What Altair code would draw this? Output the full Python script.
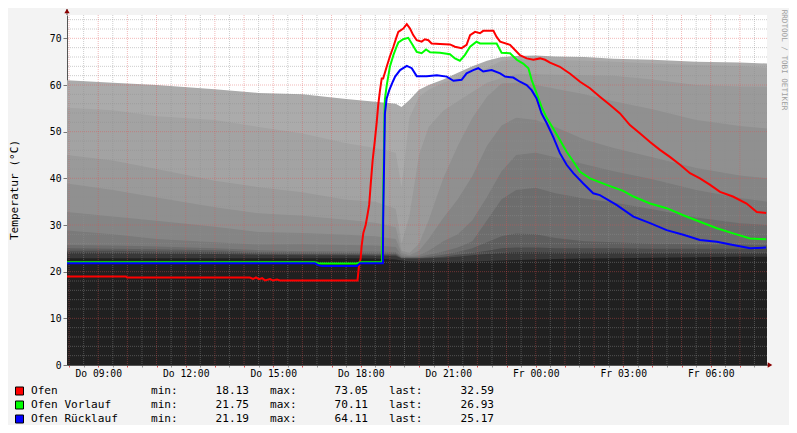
import altair as alt
import pandas as pd

# ---------------- data ----------------
# time axis: hours since Thursday 00:00
X_DOMAIN = [7.93, 31.93]
Y_DOMAIN = [0, 75]

# background gray bands (top value of each band)
bg_hours = [7.93, 9.5, 11, 13, 14.5, 16, 17.5, 18.5, 19.2, 19.4, 19.67, 20, 20.33, 20.83,
            21.33, 21.83, 22.33, 22.83, 23.33, 24, 24.67, 25.67, 26.67, 28, 29.5, 31, 31.93]
band_1 = [61.0, 60.5, 60.0, 59.1, 58.3, 58.0, 57.0, 56.4, 56.0, 55.3, 56.8, 59.0, 60.0, 61.2,
          62.6, 64.0, 65.2, 66.0, 66.2, 66.3, 66.1, 66.0, 65.6, 65.4, 65.0, 64.8, 64.6]
band_2 = [55.1, 54.6, 53.3, 52.5, 51.0, 49.6, 47.5, 46.5, 45.5, 38.0, 53.0, 57.5, 59.0, 60.5,
          61.5, 62.8, 63.6, 65.2, 65.4, 65.4, 65.3, 65.2, 65.0, 64.6, 64.3, 64.0, 63.7]
band_3 = [45.0, 43.8, 42.0, 39.5, 38.1, 37.0, 35.4, 35.0, 33.5, 26.0, 32.0, 45.0, 51.0, 54.5,
          56.5, 58.5, 60.5, 61.5, 62.3, 62.3, 62.2, 62.1, 62.0, 61.2, 60.0, 59.7, 59.6]
band_4 = [38.9, 37.5, 35.9, 33.8, 32.5, 32.0, 31.1, 30.5, 29.5, 24.5, 24.0, 26.0, 31.0, 40.0,
          47.0, 53.0, 57.5, 60.3, 60.5, 60.0, 59.2, 58.0, 56.5, 54.8, 52.5, 51.2, 50.7]
band_5 = [32.8, 31.8, 30.9, 29.6, 28.5, 28.3, 27.9, 27.6, 27.0, 24.0, 23.5, 24.5, 27.0, 31.5,
          35.5, 40.5, 47.0, 51.3, 53.0, 52.5, 51.0, 48.3, 46.5, 44.5, 42.2, 40.6, 40.0]
band_6 = [28.8, 28.0, 27.0, 26.3, 25.8, 25.9, 25.7, 25.6, 25.3, 23.5, 23.3, 23.5, 24.5, 26.5,
          28.0, 31.0, 36.0, 41.5, 45.0, 45.5, 44.5, 43.0, 41.5, 39.8, 37.5, 35.8, 35.0]
band_7 = [25.7, 25.6, 25.4, 25.0, 24.6, 24.4, 24.3, 24.3, 24.2, 23.2, 23.1, 23.2, 23.6, 24.3,
          25.2, 26.5, 31.0, 35.5, 37.5, 38.0, 36.8, 35.7, 34.8, 33.4, 31.6, 30.4, 30.0]
band_8 = [25.0, 24.9, 24.8, 24.6, 24.2, 24.1, 24.0, 23.9, 23.9, 23.0, 23.0, 23.0, 23.2, 23.6,
          24.2, 25.0, 26.3, 27.6, 28.2, 28.0, 27.2, 26.5, 26.3, 26.0, 25.9, 25.8, 25.7]
band_9 = [24.5, 24.5, 24.3, 24.2, 23.9, 23.8, 23.7, 23.6, 23.6, 22.9, 22.9, 22.9, 23.0, 23.2,
          23.6, 24.0, 24.5, 25.0, 25.2, 25.2, 25.0, 25.0, 25.0, 24.9, 24.9, 24.9, 24.9]
band_10 = [24.1, 24.0, 23.9, 23.8, 23.6, 23.5, 23.5, 23.4, 23.4, 22.8, 22.8, 22.8, 22.9, 23.0,
           23.2, 23.5, 23.8, 24.0, 24.2, 24.2, 24.1, 24.1, 24.1, 24.0, 24.0, 24.0, 24.0]
band_11 = [22.9, 22.9, 22.9, 22.9, 22.9, 22.9, 22.9, 22.8, 22.6, 22.4, 22.2, 22.1, 22.1, 22.1,
           22.1, 22.2, 22.3, 22.4, 22.5, 22.6, 22.7, 22.8, 22.9, 23.0, 23.1, 23.2, 23.2]
bands = [band_1, band_2, band_3, band_4, band_5, band_6, band_7, band_8, band_9, band_10, band_11]
band_colors = ["#ababab", "#a3a3a3", "#9a9a9a", "#909090", "#858585", "#7a7a7a",
               "#6d6d6d", "#5e5e5e", "#4c4c4c", "#383838", "#202020"]

# Ofen (red)
ofen_h = [7.93, 9.95, 9.99, 14.20, 14.31, 14.41, 14.51, 14.62, 14.72, 14.89, 14.99, 15.13, 15.23,
          17.89, 17.94, 18.00, 18.03, 18.09, 18.17, 18.23, 18.29, 18.35, 18.41, 18.48, 18.55,
          18.60, 18.66, 18.72, 18.77, 18.89, 19.00, 19.12, 19.23, 19.29, 19.46, 19.58, 19.69,
          19.80, 19.92, 20.09, 20.20, 20.32, 20.43, 20.72, 21.06, 21.23, 21.46, 21.63, 21.75,
          21.92, 22.09, 22.20, 22.55, 22.66, 22.78, 23.12, 23.29, 23.46, 23.69, 23.92, 24.15,
          24.32, 24.49, 24.83, 25.18, 25.52, 25.86, 26.20, 26.55, 26.89, 27.23, 27.58, 27.92,
          28.26, 28.60, 28.95, 29.29, 29.63, 29.98, 30.32, 30.76, 31.23, 31.58, 31.90]
ofen_v = [18.95, 18.95, 18.75, 18.75, 18.45, 18.75, 18.4, 18.6, 18.13, 18.4, 18.13, 18.3, 18.13,
          18.13, 21.2, 22.9, 25.4, 28.3, 30.0, 32.1, 34.3, 39.3, 43.9, 47.8, 52.1,
          55.7, 58.8, 61.4, 61.4, 63.9, 66.1, 68.2, 70.3, 71.4, 72.1, 73.05, 72.1,
          70.7, 69.6, 69.3, 69.8, 69.6, 68.9, 68.8, 68.7, 68.2, 67.9, 68.6, 70.7,
          71.4, 71.1, 71.6, 71.6, 70.3, 69.3, 68.6, 67.5, 66.4, 65.7, 65.4, 65.7,
          65.4, 64.8, 63.9, 62.4, 60.7, 59.3, 57.5, 55.7, 53.9, 51.4, 49.6, 47.8,
          46.1, 44.6, 42.9, 41.1, 40.0, 38.6, 37.1, 36.1, 34.6, 32.8, 32.59]

# Ofen Vorlauf (green)
vorlauf_h = [7.93, 16.43, 16.54, 17.87, 17.98, 18.73, 18.76, 18.82, 18.83, 18.89, 19.00, 19.12,
             19.23, 19.29, 19.46, 19.63, 19.75, 19.92, 20.09, 20.24, 20.38, 20.72, 21.06, 21.23,
             21.40, 21.57, 21.75, 21.97, 22.09, 22.66, 22.83, 23.12, 23.35, 23.57, 23.75, 23.86,
             24.03, 24.20, 24.38, 24.60, 24.83, 25.06, 25.29, 25.52, 25.86, 26.43, 27.00, 27.35,
             27.92, 28.49, 29.06, 29.63, 30.21, 30.77, 31.35, 31.90]
vorlauf_v = [22.0, 22.0, 21.75, 21.75, 22.0, 22.0, 32.0, 55.0, 57.0, 59.8, 63.9, 66.4,
             68.2, 69.1, 69.8, 70.11, 68.9, 67.1, 66.8, 67.6, 67.0, 66.9, 66.6, 65.7,
             65.2, 66.4, 68.2, 69.3, 68.9, 68.9, 66.9, 66.8, 65.4, 64.6, 63.6, 61.1,
             58.2, 55.3, 52.9, 50.7, 48.2, 45.7, 43.6, 41.4, 40.0, 38.6, 37.3, 36.1,
             34.6, 33.6, 32.1, 30.7, 29.3, 28.2, 27.1, 26.93]

# Ofen Ruecklauf (blue)
ruecklauf_h = [7.93, 16.43, 16.54, 16.67, 17.87, 17.98, 18.76, 18.77, 18.83, 18.89, 18.98, 19.10,
               19.18, 19.35, 19.58, 19.75, 19.92, 20.26, 20.61, 20.95, 21.18, 21.46, 21.63, 21.86,
               22.03, 22.20, 22.49, 22.78, 22.95, 23.23, 23.46, 23.69, 23.86, 24.03, 24.20, 24.38,
               24.60, 24.83, 25.06, 25.29, 25.63, 25.97, 26.20, 26.77, 27.35, 27.92, 28.49, 29.06,
               29.63, 30.21, 30.77, 31.35, 31.90]
ruecklauf_v = [21.8, 21.8, 21.4, 21.19, 21.19, 21.8, 21.8, 31.1, 53.9, 57.1, 58.9, 60.7,
               61.8, 63.2, 64.11, 63.6, 61.9, 61.9, 62.1, 61.8, 60.9, 61.1, 62.5, 63.2,
               63.6, 62.9, 63.2, 62.5, 61.8, 61.6, 60.7, 60.0, 58.9, 57.1, 53.9, 51.8,
               48.9, 45.4, 42.9, 41.1, 38.9, 36.8, 36.4, 34.3, 31.8, 30.4, 28.9, 27.9,
               26.8, 26.4, 25.7, 25.0, 25.17]

legend_names = ["Ofen", "Ofen Vorlauf", "Ofen Rücklauf"]
legend_colors = ["#ff0000", "#00ff00", "#0000ff"]
legend_min = [18.13, 21.75, 21.19]
legend_max = [73.05, 70.11, 64.11]
legend_last = [32.59, 26.93, 25.17]

x_minor = [h + 0.5 for h in range(8, 32)]
x_major = list(range(8, 32))
x_ticks = [h * 0.5 for h in range(16, 64)]
y_minor = [v for v in range(2, 76, 2) if v % 10]
y_major = list(range(10, 80, 10))
y_labels = list(range(0, 80, 10))

MONO = "DejaVu Sans Mono"

# ---------------- encodings ----------------
x_scale = alt.Scale(domain=X_DOMAIN, nice=False, zero=False)
y_scale = alt.Scale(domain=Y_DOMAIN, nice=False)

label_expr = ("datum.value % 3 === 0 ? ((datum.value < 24 ? 'Do ' : 'Fr ') + "
              "(datum.value % 24 < 10 ? '0' : '') + (datum.value % 24) + ':00') : ''")

x_axis = alt.Axis(values=x_ticks, labelExpr=label_expr, title=None, grid=False,
                  domainColor="#555555", tickSize=2,
                  tickColor={"condition": {"test": "datum.value % 1 === 0", "value": "#de5151"},
                             "value": "#999999"},
                  labelFont=MONO, labelFontSize=9.7, labelColor="#000000", labelPadding=1.5,
                  labelOverlap=False, labelFlush=False)
y_axis = alt.Axis(values=y_labels, title=None, grid=False, domainColor="#555555",
                  tickSize=4, tickColor="#777777", labelFont=MONO, labelFontSize=9.7,
                  labelColor="#000000", labelPadding=2)


def X(field):
    return alt.X(field, type="quantitative", scale=x_scale, axis=x_axis)


def Y(field):
    return alt.Y(field, type="quantitative", scale=y_scale, axis=y_axis)


layers = []

# gray bands, lightest (highest) first
for vals, col in zip(bands, band_colors):
    df = pd.DataFrame({"h": bg_hours, "v": vals})
    layers.append(alt.Chart(df).mark_area(color=col, opacity=1).encode(x=X("h"), y=Y("v")))

# grid
layers.append(alt.Chart(pd.DataFrame({"h": x_minor})).mark_rule(
    color="#8f8f8f", opacity=0.45, strokeDash=[1, 1], strokeWidth=1).encode(x=X("h")))
layers.append(alt.Chart(pd.DataFrame({"v": y_minor})).mark_rule(
    color="#8f8f8f", opacity=0.45, strokeDash=[1, 1], strokeWidth=1).encode(y=Y("v")))
layers.append(alt.Chart(pd.DataFrame({"h": x_major})).mark_rule(
    color="#de5151", opacity=0.4, strokeDash=[1, 1], strokeWidth=1).encode(x=X("h")))
layers.append(alt.Chart(pd.DataFrame({"v": y_major})).mark_rule(
    color="#de5151", opacity=0.4, strokeDash=[1, 1], strokeWidth=1).encode(y=Y("v")))

# data lines
for hs, vs, col in [(ofen_h, ofen_v, "#ff0000"), (vorlauf_h, vorlauf_v, "#00ff00"),
                    (ruecklauf_h, ruecklauf_v, "#0000ff")]:
    df = pd.DataFrame({"h": hs, "v": vs})
    layers.append(alt.Chart(df).mark_line(color=col, strokeWidth=2).encode(x=X("h"), y=Y("v")))

# axis arrows and extension of the y axis line
layers.append(alt.Chart(pd.DataFrame({"a": [1]})).mark_rule(color="#555555").encode(
    x=alt.value(0), y=alt.value(-6), y2=alt.value(0)))
layers.append(alt.Chart(pd.DataFrame({"a": [1]})).mark_point(
    shape="triangle-up", filled=True, size=28, color="#8b0000", opacity=1).encode(
    x=alt.value(0), y=alt.value(-4)))
layers.append(alt.Chart(pd.DataFrame({"a": [1]})).mark_rule(color="#555555").encode(
    x=alt.value(700), x2=alt.value(704), y=alt.value(350)))
layers.append(alt.Chart(pd.DataFrame({"a": [1]})).mark_point(
    shape="triangle-right", filled=True, size=28, color="#8b0000", opacity=1).encode(
    x=alt.value(703), y=alt.value(350)))

# y axis title
layers.append(alt.Chart(pd.DataFrame({"t": ["Temperatur (°C)"]})).mark_text(
    angle=270, font=MONO, fontSize=11.1, align="center", baseline="middle", color="#000000").encode(
    x=alt.value(-52), y=alt.value(175), text="t:N"))

# watermark
layers.append(alt.Chart(pd.DataFrame({"t": ["RRDTOOL / TOBI OETIKER"]})).mark_text(
    angle=90, font=MONO, fontSize=7.6, align="center", baseline="middle", color="#a0a0a0").encode(
    x=alt.value(717), y=alt.value(45), text="t:N"))

# legend boxes
for i, col in enumerate(legend_colors):
    layers.append(alt.Chart(pd.DataFrame({"c": [col]})).mark_point(
        shape="square", filled=True, size=64, stroke="#000000", strokeWidth=1, opacity=1).encode(
        x=alt.value(-47.5), y=alt.value(376 + 14 * i), fill=alt.Fill("c:N", scale=None)))

# legend text columns
legend_cols = [
    ("\n".join(legend_names), -36, "left"),
    ("\n".join(["min:"] * 3), 84, "left"),
    ("\n".join(f"{v:.2f}" for v in legend_min), 182, "right"),
    ("\n".join(["max:"] * 3), 203, "left"),
    ("\n".join(f"{v:.2f}" for v in legend_max), 301, "right"),
    ("\n".join(["last:"] * 3), 322, "left"),
    ("\n".join(f"{v:.2f}" for v in legend_last), 427, "right"),
]
for txt, xpos, al in legend_cols:
    layers.append(alt.Chart(pd.DataFrame({"t": [txt]})).mark_text(
        font=MONO, fontSize=11.1, align=al, baseline="middle", lineBreak="\n", lineHeight=14,
        color="#000000").encode(x=alt.value(xpos), y=alt.value(376), text="t:N"))

chart = alt.layer(*layers).properties(
    width=700, height=350,
    autosize=alt.AutoSizeParams(type="none"),
    padding={"left": 59, "top": 7, "right": 22, "bottom": 60},
    background="#f3f3f3",
).configure_view(fill="#ffffff", strokeWidth=0)

chart.save("out.html", embed_options={"renderer": "svg", "actions": False})
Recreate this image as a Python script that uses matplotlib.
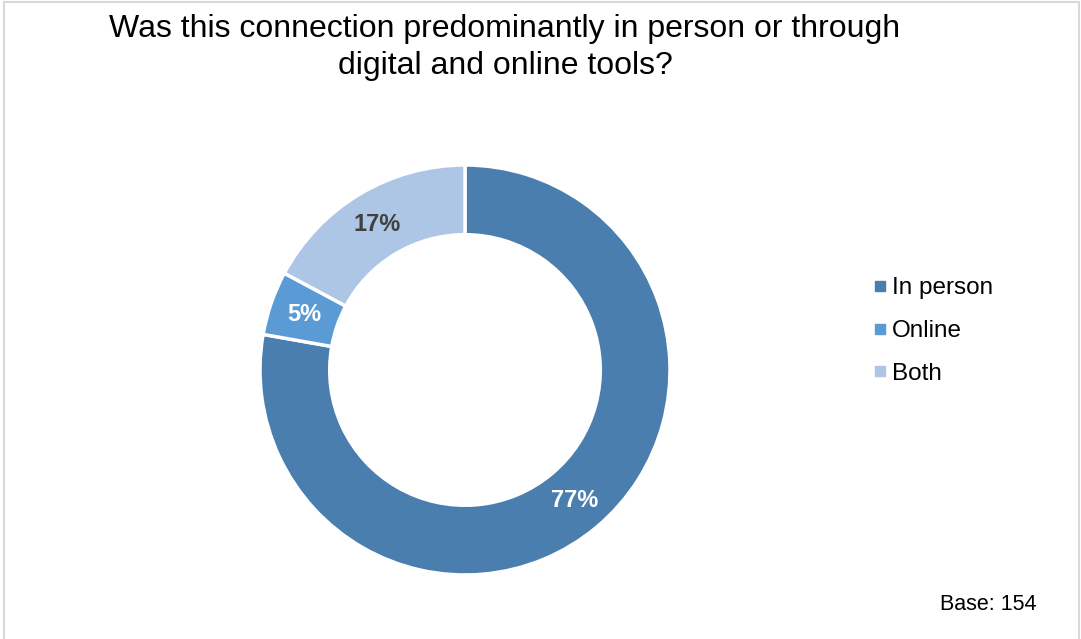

* _WHAT TO PRODUCE_
Find every line that has "Python" in it, then return those lines.

* _CORRECT ANSWER_
What Altair code would draw this? Output the full Python script.
Recreate this image as a Python script that uses matplotlib.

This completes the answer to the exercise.